Negara ini memang kaya akan hasil alamnya tetapi Sumber Daya Manusia yang masih belum mampu untuk mencapainya, alhasil malah negara akan hancur porak poranda karena ekonomi.
Lalu apakah sistem Sosialis lebih cocok untuk Indonesia? jawabannya masih tidak, karena Sosialisme masih memiliki keterbatasannya sendiri yang membatasi ruang berpikir rakyatnya sehingga inovasi dan kreativitas terhambat.
Peran Pancasila sebagai Dasar Negara
Maka peran Pancasila merupakan keputusan yang tepat bagi Bangsa Indonesia, dimana Pancasila ini merupakan perpaduan sistem Kapitalisme dan Sosialisme dari segi positifnya.
Di dalam Pancasila semua hak warga negara dibebaskan asal tidak melanggar hukum.
Di dalam Pancasila juga terdapat solusi untuk 16 tuntuttan yang disuarakan oleh para Buruh.
Pertama, mengembangan Sumber Daya Manusia untuk kemajuan bangsa melalui pendidikan sejak usia dini hingga ke jenjang yang lebih tinggi, apabila SDM telah unggul maka segala Sumber Daya Alam (SDA) yang ada di Indonesia dapat kita kuasai sendiri tanpa memerlukan campur tangan pihak lain.

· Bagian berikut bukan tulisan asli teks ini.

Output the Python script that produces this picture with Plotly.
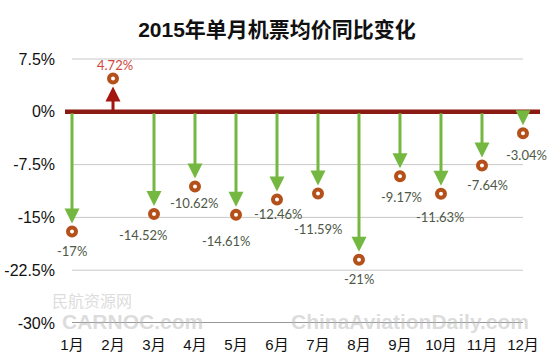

Yang kedua, dari kemampuan mengelola SDA terciptalah lapangan pekerjaan bagi masyarakat untuk memenuhi kehidupannya, sehingga di negeri yang kaya ini tidak ada yang namanya kemiskinan.
Karena kemiskinan telah teratasi dengan kemampuan bekerja masyarakatnya sendiri. Serta roda perekonomian menjadi stabil
Ketiga, bangsa Indonesia seharusnya mau dan terbuka untuk menerima kritik dan sran. Seperti negara tetangganya yaitu Singapura.
Singapura adalah negara yang baru merdeka dan mereka mampu bangkit dari kemiskinan dengan sepecepat mungkin, setelah ditanya apa yang bisa membuat mereka secepat itu adalah revolusi mental.
Revolusi mental milik Singapura dapat dijadikan contoh bagi Indonesia untuk memulai debutnya secara mandiri dikancah Internasional.
Badan Pusat Statistik mencatat bahwa pada Agustus 2021 jumlah angkatan kerja di Indonesia sebanyak 140,15 juta orang, hal ini peluang bagi Indonesia untuk 5-10 tahun mendatang sebagai bonus demografi yang kemudian dapat mengelola negara yang kaya akan SDA.
Maka selain SDM dan SDA keyakinan kuat melalui Revolusi Mental sangat dibutuhan untuk mengubah arah kemajuan bangsa Indonesia.